Q3 2026 earnings summary
11 Dec, 2025Executive summary
Transformation since August 2024 prioritized revenue inflection, growth, and profitability, with a strategic pivot to talent development and AI-driven solutions, including the launch of the next-generation AI-native Percipio Platform and signing of major enterprise customers.
AI now drives over half of content design, curation, and production, enhancing operational efficiency and customer value.
Strategic review of the Global Knowledge (GK) segment concluded a partnership-driven model is preferable due to ongoing financial underperformance and negative impact on revenue, earnings, and cash flow.
Net loss widened to $41.3 million for the quarter, mainly due to a $20.8 million non-cash goodwill impairment in the GK segment.

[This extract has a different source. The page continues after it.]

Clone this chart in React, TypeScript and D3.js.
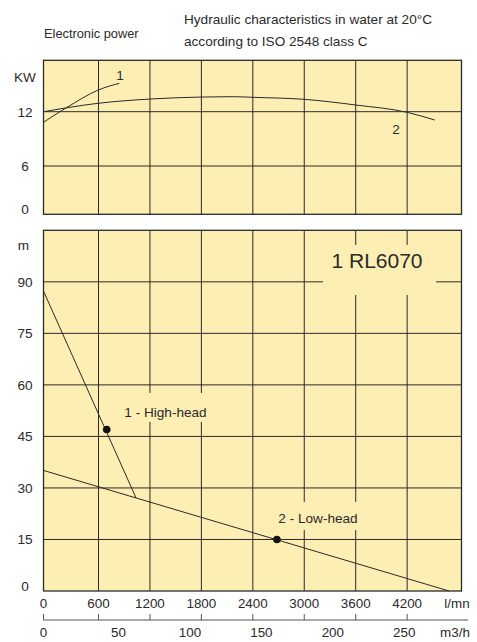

Management is implementing cost reduction initiatives, including workforce reductions and facility consolidations, to align expenses with market conditions.
Financial highlights
Total Q3 revenue was $129 million, down 6% year-over-year, with TDS revenue at $100.8 million (down 2%) and GK revenue at $28 million (down 18%).
Adjusted EBITDA was $28 million (21.7%–22% margin), down 12% from $31.9 million last year.
Free cash flow for Q3 was negative $23.6 million, compared to $4.1 million last year, impacted by seasonality, delayed collections, and external disruptions.
Net loss per share was $(4.74) for the quarter, compared to $(2.86) in the prior year.
Cash and cash equivalents at quarter-end were $74.6 million.
Outlook and guidance
Withdrawing consolidated guidance due to GK review; TDS full-year revenue expected between $400–$410 million and adjusted EBITDA between $112–$116 million (28% margin).
Fiscal 2026 free cash flow expected between $0–$5 million, lower than prior guidance due to GK performance and related costs.
Platform general availability and updated branding set for Q1 FY 2027, with growth initiatives underway.
Management anticipates sufficient liquidity for at least the next twelve months, supported by cash on hand and available credit facilities.
Transformation initiatives and cost reductions are expected to support profitability and margin stability.